The BBC licence fee could be scrapped and replaced with a subscription service, No10 has said.
Senior aides to No10 said they were “not bluffing” about changing the way the BBC is funded, making viewers subscribe for the service instead, The Sunday Times reports.
As well as switching to a subscription model, the national broadcaster could be forced to axe some of its television and radio channels.
Plans being drawn up by Downing Street could see the BBC compelled to downsize and sell off the majority of its 61 radio stations, but Radio 3 and Radio 4 will be kept safe.
The number of TV channels may also be reduced, the website scaled back, and BBC stars will be banned from lucrative second jobs, as part of the process of “pruning” the service back.
A source from No10 told The Sunday Times: “We’re not bluffing on the licence fee.
“We are having a consultation and we will whack it. It has to be a subscription model.
“They’ve got hundreds of radio stations, they’ve got all these TV stations and a massive website.
“The whole thing needs pruning back.”
Licence fee backlash
The news comes just weeks after the BBC announced that the licence fee would increase in price from 1 April 2020, to £157.70 per year.
The corporation also faced a huge backlash after announcing plans to scrap free licences from those aged over 75, affecting around 3.7 million pensions.
From 1 June 2020, this will mean those who do not receive Pension Credit will need to pay for the licence in full.
What did people have to say?
News that the BBC could be switched to a subscription model was met largely with praise on social media, with many favoured the idea of having a choice to pay for the service - rather than a licence fee imposed on them.
Twitter users wrote: “No problem at all watching these programs if you want to.. Just subscribe.. I on the other hand don’t wish to but still have to pay?.. Subscription for the BBC is a must..”
“That's why it's called subscription, you have a choice, BBC can charge as much as people are willing to pay, or not, right now they do and allow employees to say and preach what they want, and I'm forced to pay their wages, or become a criminal, that's wrong in this day and age.”
“It is not my BBC. I do not watch it or listen to it and I object to having to pay for it. Those who use the BBC should pay a subscription to do so.”
“The TV Licence is just wrong. It needs to go. Being forced to fund the BBC to legally watch its competitors is really messed up. Personally I would buy a BBC subscription to watch the things on there that I like, but it absolutely should be a choice. #axethetvtax.”
“The BBC cannot continue being funded by force & threat of criminal prosecution. BBC will survive and in fact flourish under subscription.”
“Viewing habits have changed and the BBC is stuck in the past, surely it is about time they came in to the 21st century and moved a voluntary subscription based service. Reason they won't is that they know that they will not be able to compete so want taxpayers money.”

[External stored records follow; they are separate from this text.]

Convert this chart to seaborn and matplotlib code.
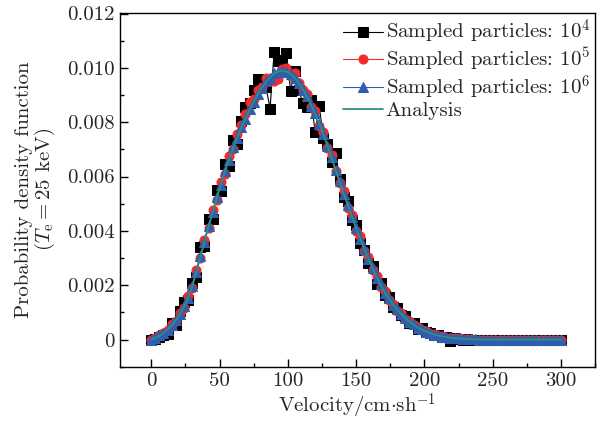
import numpy as np
import matplotlib
matplotlib.use("Agg")
import matplotlib.pyplot as plt
from matplotlib.ticker import MultipleLocator
import seaborn as sns

# velocity grid of the sampled histograms and of the analytic curve
v_sample = np.arange(0, 301, 3)
v_curve = np.arange(0, 301, 5)

# PDF values, in units of 1e-3
pdf_1e4 = [0.00, 0.02, 0.10, 0.18, 0.22, 0.60, 0.55, 1.05, 1.40, 1.45,
           2.10, 2.30, 3.40, 3.45, 4.45, 4.45, 5.50, 5.45, 6.45, 6.40,
           7.35, 7.20, 8.05, 8.55, 8.70, 9.20, 9.60, 9.55, 9.30, 8.50,
           10.60, 10.25, 10.30, 10.55, 9.15, 9.90, 9.20, 8.70, 8.55, 8.80,
           7.65, 8.60, 7.40, 7.20, 6.55, 6.85, 5.90, 5.25, 5.10, 4.40,
           4.20, 3.55, 3.30, 2.80, 2.70, 2.05, 2.10, 1.65, 1.55, 1.20,
           1.15, 0.90, 0.85, 0.62, 0.60, 0.40, 0.42, 0.28, 0.25, 0.15,
           0.18, 0.10, 0.08, -0.05, 0.05, 0.02, 0.00, 0.02, 0.00, 0.00,
           0.00, 0.00, 0.00, 0.00, 0.00, 0.00, 0.00, 0.00, 0.00, 0.00,
           0.00, 0.00, 0.00, 0.00, 0.00, 0.00, 0.00, 0.00, 0.00, 0.00,
           0.00]
pdf_1e5 = [0.00, 0.04, 0.16, 0.26, 0.35, 0.58, 0.70, 0.98, 1.18, 1.62,
           1.90, 2.55, 3.00, 3.68, 4.10, 4.78, 5.15, 5.80, 6.10, 6.75,
           7.00, 7.55, 7.90, 8.30, 8.75, 8.85, 9.20, 9.30, 9.62, 9.55,
           9.50, 9.60, 9.95, 10.00, 9.70, 9.80, 9.45, 9.20, 9.05, 8.55,
           8.40, 7.85, 7.65, 7.05, 6.80, 6.20, 5.75, 5.45, 4.85, 4.60,
           4.00, 3.80, 3.25, 3.05, 2.55, 2.35, 1.95, 1.80, 1.45, 1.32,
           1.05, 0.98, 0.76, 0.69, 0.52, 0.47, 0.34, 0.31, 0.22, 0.20,
           0.13, 0.12, 0.07, 0.07, 0.04, 0.04, 0.02, 0.02, 0.01, 0.00,
           0.00, 0.00, 0.00, 0.00, 0.00, 0.00, 0.00, 0.00, 0.00, 0.00,
           0.00, 0.00, 0.00, 0.00, 0.00, 0.00, 0.00, 0.00, 0.00, 0.00,
           0.00]
pdf_1e6 = [0.00, 0.05, 0.15, 0.24, 0.37, 0.54, 0.71, 0.95, 1.22, 1.54,
           1.97, 2.47, 3.06, 3.59, 4.18, 4.68, 5.23, 5.69, 6.21, 6.61,
           7.07, 7.42, 7.83, 8.12, 8.47, 8.73, 9.04, 9.25, 9.50, 9.63,
           9.82, 9.84, 9.90, 9.85, 9.78, 9.63, 9.46, 9.19, 8.96, 8.61,
           8.32, 7.92, 7.58, 7.12, 6.72, 6.23, 5.82, 5.34, 4.96, 4.50,
           4.12, 3.69, 3.35, 2.95, 2.65, 2.28, 2.03, 1.72, 1.52, 1.27,
           1.11, 0.93, 0.81, 0.65, 0.56, 0.44, 0.38, 0.29, 0.25, 0.18,
           0.16, 0.11, 0.10, 0.06, 0.05, 0.04, 0.03, 0.02, 0.01, 0.01,
           0.00, 0.00, 0.00, 0.00, 0.00, 0.00, 0.00, 0.00, 0.00, 0.00,
           0.00, 0.00, 0.00, 0.00, 0.00, 0.00, 0.00, 0.00, 0.00, 0.00,
           0.00]
pdf_analysis = [0.00, 0.10, 0.28, 0.52, 0.85, 1.30, 1.95, 2.85, 3.80, 4.70,
                5.55, 6.35, 7.05, 7.70, 8.25, 8.75, 9.20, 9.55, 9.80, 9.90,
                9.85, 9.65, 9.30, 8.85, 8.30, 7.70, 7.00, 6.25, 5.50, 4.80,
                4.10, 3.45, 2.85, 2.30, 1.82, 1.42, 1.10, 0.84, 0.62, 0.45,
                0.32, 0.22, 0.15, 0.10, 0.06, 0.04, 0.02, 0.01, 0.00, 0.00,
                0.00, 0.00, 0.00, 0.00, 0.00, 0.00, 0.00, 0.00, 0.00, 0.00,
                0.00]

labels = ["Sampled particles: $10^4$", "Sampled particles: $10^5$",
          "Sampled particles: $10^6$"]
yticks = [0, 0.002, 0.004, 0.006, 0.008, 0.010, 0.012]
ytick_labels = ["0", "0.002", "0.004", "0.006", "0.008", "0.010", "0.012"]
xticks = [0, 50, 100, 150, 200, 250, 300]

sns.set_style("ticks")
plt.rcParams["font.family"] = "serif"
plt.rcParams["font.serif"] = ["cmr10"]
plt.rcParams["mathtext.fontset"] = "cm"
plt.rcParams["axes.unicode_minus"] = False

fig, ax = plt.subplots(figsize=(6.08, 4.23), dpi=100)
fig.subplots_adjust(left=0.197, right=0.979, top=0.970, bottom=0.133)

styles = [("black", "s"), ("#f52a2a", "o"), ("#2d5fae", "^")]
for vals, (c, m), lab in zip([pdf_1e4, pdf_1e5, pdf_1e6], styles, labels):
    sns.lineplot(x=v_sample, y=np.array(vals) * 1e-3, ax=ax, color=c,
                 marker=m, markersize=6.5, markeredgecolor=c, linewidth=0.8,
                 label=lab)

sns.lineplot(x=v_curve, y=np.array(pdf_analysis) * 1e-3, ax=ax,
             color="#2f8f7f", linewidth=1.3, label="Analysis")

ax.set_xlim(-23, 325)
ax.set_ylim(-0.001, 0.01203)
ax.set_xticks(xticks)
ax.set_yticks(yticks)
ax.set_yticklabels(ytick_labels)
ax.xaxis.set_minor_locator(MultipleLocator(25))
ax.yaxis.set_minor_locator(MultipleLocator(0.001))
ax.tick_params(which="both", direction="in", top=False, right=False,
               labelsize=15, width=1, color="black")
ax.tick_params(which="major", length=6)
ax.tick_params(which="minor", length=3)
for s in ax.spines.values():
    s.set_color("black")
    s.set_linewidth(1.0)

ax.set_xlabel(r"Velocity/cm$\cdot$sh$^{-1}$", fontsize=15, labelpad=2)
ax.set_ylabel("Probability density function\n($T_{\\rm e} = 25$ keV)",
              fontsize=15, linespacing=1.0, labelpad=7)

ax.legend(loc="upper right", frameon=False, fontsize=15, labelspacing=0.0,
          handlelength=1.9, handletextpad=0.15, borderaxespad=0.1,
          borderpad=0.15)

plt.savefig("out.png")
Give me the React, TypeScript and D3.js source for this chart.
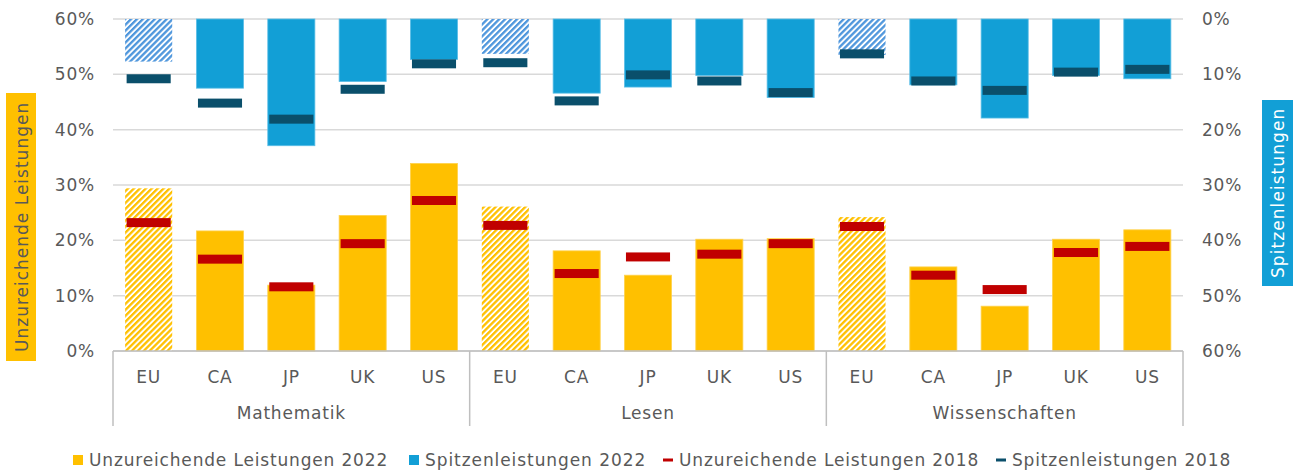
import React from 'react';
import * as d3 from 'd3';

// subjects and countries
const subjects = ['Mathematik', 'Lesen', 'Wissenschaften'];
const countries = ['EU', 'CA', 'JP', 'UK', 'US'];

// share of low achievers (%), per subject, in country order
const low2022 = [
  [29.4, 21.7, 11.9, 24.5, 33.9],
  [26.1, 18.1, 13.7, 20.2, 20.3],
  [24.2, 15.2, 8.1, 20.2, 21.9],
];
const low2018 = [
  [23.2, 16.6, 11.6, 19.4, 27.2],
  [22.7, 14.0, 17.0, 17.5, 19.4],
  [22.5, 13.7, 11.1, 17.8, 18.9],
];
// share of top performers (%), right axis (reversed)
const top2022 = [
  [7.7, 12.5, 22.9, 11.3, 7.3],
  [6.3, 13.4, 12.3, 10.2, 14.2],
  [6.5, 11.9, 17.9, 10.2, 10.8],
];
const top2018 = [
  [10.8, 15.2, 18.1, 12.7, 8.1],
  [7.9, 14.8, 10.1, 11.2, 13.3],
  [6.3, 11.2, 12.9, 9.6, 9.1],
];

const ticks = [0, 10, 20, 30, 40, 50, 60];
const legendItems = [
  { label: 'Unzureichende Leistungen 2022', color: '#FFC000', kind: 'box' },
  { label: 'Spitzenleistungen 2022', color: '#129FD6', kind: 'box' },
  { label: 'Unzureichende Leistungen 2018', color: '#C00000', kind: 'dash' },
  { label: 'Spitzenleistungen 2018', color: '#0A4F6B', kind: 'dash' },
];

const W = 1301;
const H = 471;
const left = 113, right = 1183, top = 19, bottom = 351;
const font = '"DejaVu Sans", Verdana, sans-serif';
const txt = '#595959';

export default function App() {
  const rows = subjects.flatMap((s, si) =>
    countries.map((c, ci) => ({
      key: s + '|' + c,
      subject: s,
      country: c,
      eu: c === 'EU',
      low: low2022[si][ci],
      low18: low2018[si][ci],
      top: top2022[si][ci],
      top18: top2018[si][ci],
    }))
  );

  const x = d3.scaleBand().domain(rows.map(r => r.key)).range([left, right]).paddingInner(0.34).paddingOuter(0.17);
  const yL = d3.scaleLinear().domain([0, 60]).range([bottom, top]);
  const yR = d3.scaleLinear().domain([0, 60]).range([top, bottom]);
  const bw = x.bandwidth();
  const mw = bw - 3;
  const mh = 9;
  const groupW = (right - left) / subjects.length;

  const legendX = [73, 409, 663, 996];
  const legendLen = [299, 221, 300, 219];

  return (
    <svg width={W} height={H} style={{ position: 'absolute', left: 0, top: 0, fontFamily: font, letterSpacing: 0.8 }}>
      <defs>
        <pattern id="hY" width="4.2" height="10" patternUnits="userSpaceOnUse" patternTransform="rotate(45)">
          <rect width="4.2" height="10" fill="#fff" />
          <rect width="2.3" height="10" fill="#FFC000" />
        </pattern>
        <pattern id="hB" width="4.2" height="10" patternUnits="userSpaceOnUse" patternTransform="rotate(45)">
          <rect width="4.2" height="10" fill="#fff" />
          <rect width="2.3" height="10" fill="#4E96DC" />
        </pattern>
      </defs>
      <rect width={W} height={H} fill="#fff" />

      {/* gridlines */}
      {ticks.map(t => (
        <line key={t} x1={left} x2={right} y1={yL(t)} y2={yL(t)} stroke="#D9D9D9" strokeWidth={1.5} />
      ))}

      {/* low achievers 2022 */}
      {rows.map(r => (
        <rect key={'l' + r.key} x={x(r.key)} y={yL(r.low)} width={bw} height={bottom - yL(r.low)}
          fill={r.eu ? 'url(#hY)' : '#FFC000'} stroke={r.eu ? 'none' : '#FFD24D'} strokeWidth={0.8} />
      ))}
      {/* top performers 2022 */}
      {rows.map(r => (
        <rect key={'t' + r.key} x={x(r.key)} y={top} width={bw} height={yR(r.top) - top}
          fill={r.eu ? 'url(#hB)' : '#129FD6'} stroke={r.eu ? 'none' : '#5BBEE6'} strokeWidth={0.8} />
      ))}
      {/* 2018 markers */}
      {rows.map(r => (
        <g key={'m' + r.key}>
          <rect x={x(r.key)! + (bw - mw) / 2} y={yL(r.low18) - mh / 2} width={mw} height={mh} fill="#C00000" />
          <rect x={x(r.key)! + (bw - mw) / 2} y={yR(r.top18) - mh / 2} width={mw} height={mh} fill="#0A4F6B" />
        </g>
      ))}

      {/* bottom axis */}
      <line x1={left} x2={right} y1={bottom} y2={bottom} stroke="#BFBFBF" strokeWidth={1.5} />
      {d3.range(subjects.length + 1).map(i => (
        <line key={'s' + i} x1={left + i * groupW} x2={left + i * groupW} y1={bottom} y2={426} stroke="#BFBFBF" strokeWidth={1.5} />
      ))}
      {rows.map(r => (
        <text key={'c' + r.key} x={x(r.key)! + bw / 2} y={377} textAnchor="middle" dominantBaseline="central" fontSize={17} fill={txt}>
          {r.country}
        </text>
      ))}
      {subjects.map((s, i) => (
        <text key={s} x={left + (i + 0.5) * groupW} y={413} textAnchor="middle" dominantBaseline="central" fontSize={17} fill={txt}>
          {s}
        </text>
      ))}

      {/* left axis */}
      {ticks.map(t => (
        <text key={'yl' + t} x={95} y={yL(t)} textAnchor="end" dominantBaseline="central" fontSize={17} fill={txt}>
          {t + '%'}
        </text>
      ))}
      {/* right axis */}
      {ticks.map(t => (
        <text key={'yr' + t} x={1202} y={yR(t)} textAnchor="start" dominantBaseline="central" fontSize={17} fill={txt}>
          {t + '%'}
        </text>
      ))}

      {/* axis titles */}
      <rect x={6} y={93} width={30} height={268} fill="#FFC000" />
      <text transform={`translate(22,${(93 + 361) / 2}) rotate(-90)`} textAnchor="middle" dominantBaseline="central"
        fontSize={17} fill={txt} textLength={250} lengthAdjust="spacing">
        Unzureichende Leistungen
      </text>
      <rect x={1262} y={100} width={31} height={186} fill="#129FD6" />
      <text transform={`translate(1278,${(100 + 286) / 2}) rotate(-90)`} textAnchor="middle" dominantBaseline="central"
        fontSize={17} fill="#fff" textLength={170} lengthAdjust="spacing">
        Spitzenleistungen
      </text>

      {/* legend */}
      {legendItems.map((d, i) => (
        <g key={d.label} transform={`translate(${legendX[i]},460)`}>
          {d.kind === 'box'
            ? <rect x={0} y={-5} width={10} height={10} fill={d.color} />
            : <rect x={0} y={-1.5} width={10} height={3} fill={d.color} />}
          <text x={16} y={0} dominantBaseline="central" fontSize={17} fill={txt}
            textLength={legendLen[i]} lengthAdjust="spacing">{d.label}</text>
        </g>
      ))}
    </svg>
  );
}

However, others disagreed the move would be a good one, arguing some people - particularly the elderly - may struggle to pay for a subscription channel and that such a service would have its drawbacks.
“TV is essential for elderly people and those who are isolated for other reasons. How can they afford a subscription channel that offers the massive depth that BBC offers? By the whole nation chipping in we all benefit.”
“A subscription #funding model would be extremely destructive. It would change the @bbc from an accountable universal #publicbroadcaster to one that only serves subscribers. A Netflix-style model would undermine its core values. #savethebbc #publicmedia.”
“Can I ask how you expect the BBC to fund BBC National & Local radio services & in the Nation's. Are the Government turning off FM signals & encrypting the DAB service. Then everyone has to have audio equipment including in your car that accepts a subscription card.”